Cara provincia
Martedì 07 Luglio 2009
I tifosi del Milan da privilegiati a «normalizzati»
Di Berlusconi si può dirne bene o male parlando di politica, ma non si può dirne che bene parlando di calcio
Pino Comolli
Kakà non fu venduto agl’inglesi perché ebbe lui delle perplessità a finire in un club di seconda o terza fascia che non avrebbe disputato la Champions League; perché già si profilava la gratificante alternativa del Real Madrid; e perché anche a Berlusconi, con i traguardi elettorali ancora da tagliare, conveniva rimandare la cessione del suo fuoriclasse. A venderlo, tuttavia, ha fatto bene.

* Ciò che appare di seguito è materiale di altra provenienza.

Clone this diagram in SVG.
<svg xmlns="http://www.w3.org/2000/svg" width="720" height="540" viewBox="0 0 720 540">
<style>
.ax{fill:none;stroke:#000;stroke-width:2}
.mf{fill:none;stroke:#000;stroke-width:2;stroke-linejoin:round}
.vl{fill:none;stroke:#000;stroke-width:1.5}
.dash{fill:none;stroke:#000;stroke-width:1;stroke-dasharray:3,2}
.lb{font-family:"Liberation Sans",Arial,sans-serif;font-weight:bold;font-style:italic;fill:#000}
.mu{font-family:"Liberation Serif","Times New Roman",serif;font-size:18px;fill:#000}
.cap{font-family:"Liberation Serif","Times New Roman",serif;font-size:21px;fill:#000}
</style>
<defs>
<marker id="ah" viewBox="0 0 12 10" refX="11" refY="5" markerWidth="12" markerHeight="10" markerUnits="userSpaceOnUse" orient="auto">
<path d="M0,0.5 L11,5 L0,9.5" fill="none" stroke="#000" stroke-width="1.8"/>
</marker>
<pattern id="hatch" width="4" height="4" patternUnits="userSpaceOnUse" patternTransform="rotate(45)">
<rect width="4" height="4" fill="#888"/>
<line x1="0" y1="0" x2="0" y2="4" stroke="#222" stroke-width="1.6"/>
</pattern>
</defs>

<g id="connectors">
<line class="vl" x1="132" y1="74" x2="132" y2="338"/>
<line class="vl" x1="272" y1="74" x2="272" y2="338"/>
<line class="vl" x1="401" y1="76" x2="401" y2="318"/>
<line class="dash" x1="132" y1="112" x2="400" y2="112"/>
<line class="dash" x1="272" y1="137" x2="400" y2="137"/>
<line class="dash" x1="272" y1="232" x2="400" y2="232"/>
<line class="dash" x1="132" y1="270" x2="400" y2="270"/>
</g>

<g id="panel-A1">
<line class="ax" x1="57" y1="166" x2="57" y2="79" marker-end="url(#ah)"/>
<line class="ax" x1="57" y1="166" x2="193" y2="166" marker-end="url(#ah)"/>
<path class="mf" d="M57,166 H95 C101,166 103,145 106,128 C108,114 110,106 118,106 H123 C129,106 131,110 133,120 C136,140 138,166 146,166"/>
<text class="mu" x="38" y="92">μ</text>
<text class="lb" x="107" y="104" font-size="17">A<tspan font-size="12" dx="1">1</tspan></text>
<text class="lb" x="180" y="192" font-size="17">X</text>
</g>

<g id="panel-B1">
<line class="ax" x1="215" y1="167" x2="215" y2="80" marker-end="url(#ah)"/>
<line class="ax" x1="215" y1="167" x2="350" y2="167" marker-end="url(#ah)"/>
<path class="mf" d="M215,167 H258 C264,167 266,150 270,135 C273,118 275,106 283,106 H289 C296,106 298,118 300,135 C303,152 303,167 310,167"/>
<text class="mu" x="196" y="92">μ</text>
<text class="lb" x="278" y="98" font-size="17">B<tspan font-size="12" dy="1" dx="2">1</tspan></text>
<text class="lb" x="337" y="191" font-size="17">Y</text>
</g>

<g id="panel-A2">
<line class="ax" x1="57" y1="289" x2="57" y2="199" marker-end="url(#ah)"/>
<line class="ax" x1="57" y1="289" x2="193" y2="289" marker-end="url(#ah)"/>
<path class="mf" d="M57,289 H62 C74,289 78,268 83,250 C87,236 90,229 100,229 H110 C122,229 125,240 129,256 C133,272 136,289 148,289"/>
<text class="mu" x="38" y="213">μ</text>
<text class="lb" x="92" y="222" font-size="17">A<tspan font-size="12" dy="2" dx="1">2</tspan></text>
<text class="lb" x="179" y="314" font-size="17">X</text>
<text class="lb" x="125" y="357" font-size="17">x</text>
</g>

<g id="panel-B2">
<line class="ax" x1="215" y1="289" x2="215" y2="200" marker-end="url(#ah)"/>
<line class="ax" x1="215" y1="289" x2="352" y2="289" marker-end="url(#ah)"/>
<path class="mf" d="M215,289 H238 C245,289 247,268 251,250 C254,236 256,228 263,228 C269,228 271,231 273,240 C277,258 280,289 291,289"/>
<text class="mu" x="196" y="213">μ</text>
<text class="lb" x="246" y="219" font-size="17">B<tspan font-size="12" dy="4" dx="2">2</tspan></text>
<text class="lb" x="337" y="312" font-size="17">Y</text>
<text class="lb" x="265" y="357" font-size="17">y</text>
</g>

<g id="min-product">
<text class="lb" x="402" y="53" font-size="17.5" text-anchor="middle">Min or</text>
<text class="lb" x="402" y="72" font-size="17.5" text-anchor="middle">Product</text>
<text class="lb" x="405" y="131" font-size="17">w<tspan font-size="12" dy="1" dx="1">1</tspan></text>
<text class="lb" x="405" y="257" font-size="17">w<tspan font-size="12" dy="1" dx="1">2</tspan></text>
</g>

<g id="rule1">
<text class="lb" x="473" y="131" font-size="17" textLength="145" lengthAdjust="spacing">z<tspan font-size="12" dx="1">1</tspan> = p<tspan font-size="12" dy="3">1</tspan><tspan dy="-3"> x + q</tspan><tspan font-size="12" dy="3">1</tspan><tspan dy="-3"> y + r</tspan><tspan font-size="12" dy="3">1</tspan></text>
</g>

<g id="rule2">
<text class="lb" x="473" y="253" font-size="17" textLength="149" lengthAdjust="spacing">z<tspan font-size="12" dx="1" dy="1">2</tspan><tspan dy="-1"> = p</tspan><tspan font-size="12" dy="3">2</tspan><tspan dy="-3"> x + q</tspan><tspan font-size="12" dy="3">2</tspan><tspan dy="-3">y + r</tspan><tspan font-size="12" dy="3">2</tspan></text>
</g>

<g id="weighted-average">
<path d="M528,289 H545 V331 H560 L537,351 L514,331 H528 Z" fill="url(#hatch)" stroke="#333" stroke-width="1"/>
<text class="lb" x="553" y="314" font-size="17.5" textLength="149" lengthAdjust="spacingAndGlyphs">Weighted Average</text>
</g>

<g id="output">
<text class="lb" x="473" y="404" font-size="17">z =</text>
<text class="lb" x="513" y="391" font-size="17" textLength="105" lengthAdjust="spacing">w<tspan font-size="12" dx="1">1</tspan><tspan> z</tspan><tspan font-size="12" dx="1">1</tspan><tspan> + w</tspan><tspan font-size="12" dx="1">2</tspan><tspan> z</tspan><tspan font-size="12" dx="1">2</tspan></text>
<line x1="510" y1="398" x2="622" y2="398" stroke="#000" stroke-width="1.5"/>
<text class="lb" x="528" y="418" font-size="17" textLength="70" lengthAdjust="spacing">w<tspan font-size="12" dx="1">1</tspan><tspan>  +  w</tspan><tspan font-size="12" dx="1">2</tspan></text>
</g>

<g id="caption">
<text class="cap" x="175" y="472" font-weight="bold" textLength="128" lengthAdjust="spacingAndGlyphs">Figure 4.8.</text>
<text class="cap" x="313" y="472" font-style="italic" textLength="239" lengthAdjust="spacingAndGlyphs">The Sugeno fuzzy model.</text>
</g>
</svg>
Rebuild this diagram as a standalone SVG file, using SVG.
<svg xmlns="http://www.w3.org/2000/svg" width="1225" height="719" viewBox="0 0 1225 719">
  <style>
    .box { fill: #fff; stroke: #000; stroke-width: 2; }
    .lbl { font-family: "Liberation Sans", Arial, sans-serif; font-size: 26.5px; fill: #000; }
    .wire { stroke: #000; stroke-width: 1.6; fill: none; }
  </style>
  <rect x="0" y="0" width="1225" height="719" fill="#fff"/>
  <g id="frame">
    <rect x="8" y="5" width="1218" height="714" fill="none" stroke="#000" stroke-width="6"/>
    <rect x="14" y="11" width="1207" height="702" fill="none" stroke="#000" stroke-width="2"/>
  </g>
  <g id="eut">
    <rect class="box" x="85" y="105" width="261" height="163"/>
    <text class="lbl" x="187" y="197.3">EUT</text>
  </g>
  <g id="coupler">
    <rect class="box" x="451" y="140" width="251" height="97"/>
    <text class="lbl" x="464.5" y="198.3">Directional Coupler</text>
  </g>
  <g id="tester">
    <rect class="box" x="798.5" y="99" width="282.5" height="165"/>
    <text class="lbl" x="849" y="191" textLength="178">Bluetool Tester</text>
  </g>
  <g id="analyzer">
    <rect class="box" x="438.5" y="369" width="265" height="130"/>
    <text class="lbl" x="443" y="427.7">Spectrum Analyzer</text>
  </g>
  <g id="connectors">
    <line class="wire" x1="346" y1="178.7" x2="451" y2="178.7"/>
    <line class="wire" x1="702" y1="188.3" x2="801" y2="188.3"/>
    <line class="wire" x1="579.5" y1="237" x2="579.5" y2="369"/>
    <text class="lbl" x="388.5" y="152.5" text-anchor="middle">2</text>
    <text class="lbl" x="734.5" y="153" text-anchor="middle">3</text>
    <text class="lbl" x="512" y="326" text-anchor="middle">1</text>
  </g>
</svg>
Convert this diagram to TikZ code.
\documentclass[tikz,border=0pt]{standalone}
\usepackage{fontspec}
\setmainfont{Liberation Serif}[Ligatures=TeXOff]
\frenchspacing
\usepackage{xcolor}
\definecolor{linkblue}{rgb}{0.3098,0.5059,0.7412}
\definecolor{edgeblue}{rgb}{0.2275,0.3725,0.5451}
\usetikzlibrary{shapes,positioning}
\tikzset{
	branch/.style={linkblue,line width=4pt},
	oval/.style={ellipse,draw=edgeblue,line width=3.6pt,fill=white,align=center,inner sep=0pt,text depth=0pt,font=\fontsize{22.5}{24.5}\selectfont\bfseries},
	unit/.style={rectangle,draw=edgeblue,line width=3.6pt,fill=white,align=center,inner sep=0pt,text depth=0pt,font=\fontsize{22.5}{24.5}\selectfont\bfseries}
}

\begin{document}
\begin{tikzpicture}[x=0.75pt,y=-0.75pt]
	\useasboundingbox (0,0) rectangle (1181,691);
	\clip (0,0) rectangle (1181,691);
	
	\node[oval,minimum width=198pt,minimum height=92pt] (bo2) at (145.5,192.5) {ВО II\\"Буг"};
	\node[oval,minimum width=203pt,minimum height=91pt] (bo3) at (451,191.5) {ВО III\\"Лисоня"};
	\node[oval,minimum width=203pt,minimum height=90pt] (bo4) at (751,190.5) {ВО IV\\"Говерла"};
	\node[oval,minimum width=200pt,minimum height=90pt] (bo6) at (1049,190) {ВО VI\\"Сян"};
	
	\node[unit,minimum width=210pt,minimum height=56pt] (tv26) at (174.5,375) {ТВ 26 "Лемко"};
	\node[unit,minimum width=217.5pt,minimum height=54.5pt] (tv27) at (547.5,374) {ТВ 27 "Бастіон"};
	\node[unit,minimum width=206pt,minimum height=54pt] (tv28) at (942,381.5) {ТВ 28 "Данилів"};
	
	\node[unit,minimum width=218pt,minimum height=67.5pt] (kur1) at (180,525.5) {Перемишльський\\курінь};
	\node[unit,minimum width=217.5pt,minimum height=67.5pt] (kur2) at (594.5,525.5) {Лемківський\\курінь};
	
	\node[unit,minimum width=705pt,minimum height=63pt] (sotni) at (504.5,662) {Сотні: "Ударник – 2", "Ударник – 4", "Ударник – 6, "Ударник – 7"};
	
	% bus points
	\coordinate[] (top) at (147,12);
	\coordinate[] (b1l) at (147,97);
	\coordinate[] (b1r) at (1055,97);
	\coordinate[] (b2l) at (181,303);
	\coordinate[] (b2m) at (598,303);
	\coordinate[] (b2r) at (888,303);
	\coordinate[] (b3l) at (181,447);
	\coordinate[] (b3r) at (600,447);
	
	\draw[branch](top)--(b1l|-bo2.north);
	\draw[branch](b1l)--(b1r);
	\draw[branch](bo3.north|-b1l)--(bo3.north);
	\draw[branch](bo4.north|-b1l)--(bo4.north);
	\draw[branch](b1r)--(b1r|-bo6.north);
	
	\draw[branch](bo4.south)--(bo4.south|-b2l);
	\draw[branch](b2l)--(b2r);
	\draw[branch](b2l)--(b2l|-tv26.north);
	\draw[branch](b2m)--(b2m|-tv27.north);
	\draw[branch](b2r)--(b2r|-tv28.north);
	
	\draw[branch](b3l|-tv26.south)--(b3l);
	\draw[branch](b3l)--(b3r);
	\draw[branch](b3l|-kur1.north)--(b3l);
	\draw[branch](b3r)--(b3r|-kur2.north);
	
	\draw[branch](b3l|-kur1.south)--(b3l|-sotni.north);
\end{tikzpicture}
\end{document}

Non può esserci in eterno la cuccagna, e se un presidente che per la sua squadra ha speso in vent’anni miliardate di lire e milionate d’euro decide di cambiare strategia, non merita d’essere corbellato. Semmai d’essere ringraziato. Di Berlusconi si può dirne bene o male parlando di politica, ma non si può dirne che bene parlando di calcio. Ha reso il Milan il club più vincente al mondo, e questo basta a riservargli gratitudine perenne. Che poi lui e i suoi collaboratori abbiano commesso errori tecnici, è evidente: basti pensare all’anno scorso, quando conclusero l’inutile acquisto di Ronaldinho, riportarono a casa l’altrettanto inutile Shevchenko e non rafforzarono la difesa. Ma gli errori li commettono tutti, anche quelli che non vincono mai niente o ci mettono due generazioni per vincere qualcosa. I tifosi del Milan sono stati a lungo dei privilegiati: se adesso torneranno ad essere, e magari non definitivamente, dei tifosi uguali agli altri, non hanno da disperarsene. Non è detto che la loro squadra smetta di vincere per i demeriti degli avversari invece che per i meriti propri.